The comparison between purpose-built agents and general coding agents remains unresolved; differences in budgets, models, tools, and outputs make perfectly fair control difficult.
Future work could introduce stronger automated unit test generation, domain benchmark validation, licensing/security filtering, and version update mechanisms for the generated example libraries.
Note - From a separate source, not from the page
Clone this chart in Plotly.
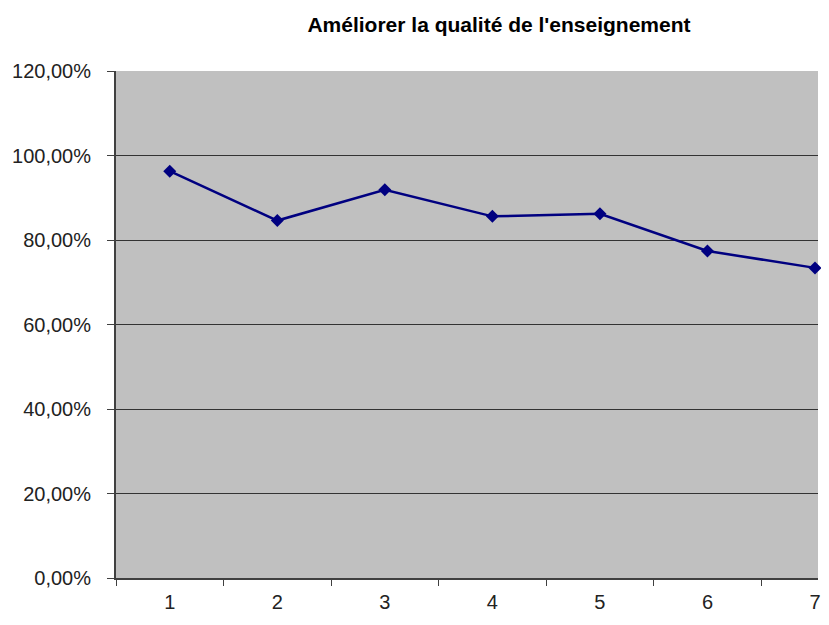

vs CodeScientist: CodeScientist relies on an existing vetted code library; CodeDistiller addresses how to automatically expand that library.
vs AI Scientist / AgentLab: These systems focus on executing research tasks or generating experimental code; CodeDistiller acts as front-end infrastructure, preparing tool examples for subsequent agents.
vs SUPER / GISTIFY / RexBench: These benchmarks test an agent’s ability to set up, reproduce, or generate examples for a single repository; CodeDistiller evaluates on a larger scale of materials repositories and focuses on downstream scientific discovery gains.
Insight: To build a domain research assistant, one should first distill the domain's GitHub ecosystem offline into a "runnable tool memory library," then allow the online agent to retrieve and combine these examples rather than writing code from scratch using only model weights.

Rating¶

Novelty: ⭐⭐⭐⭐☆ The goal of repo-to-runnable-library is highly practical; the pipeline combination is clear; individual agent components are not entirely new.
Experimental Thoroughness: ⭐⭐⭐⭐☆ Includes 250 repositories, human expert evaluation, and downstream A/B testing; however, domain is limited to materials science and human verification is a proxy.
Writing Quality: ⭐⭐⭐⭐☆ Direct narrative, clear explanation of costs and failure modes; some "Table 1/2" naming inconsistencies require attention.
Value: ⭐⭐⭐⭐⭐ Extremely valuable reference for AI for Science agents and Code-RAG infrastructure.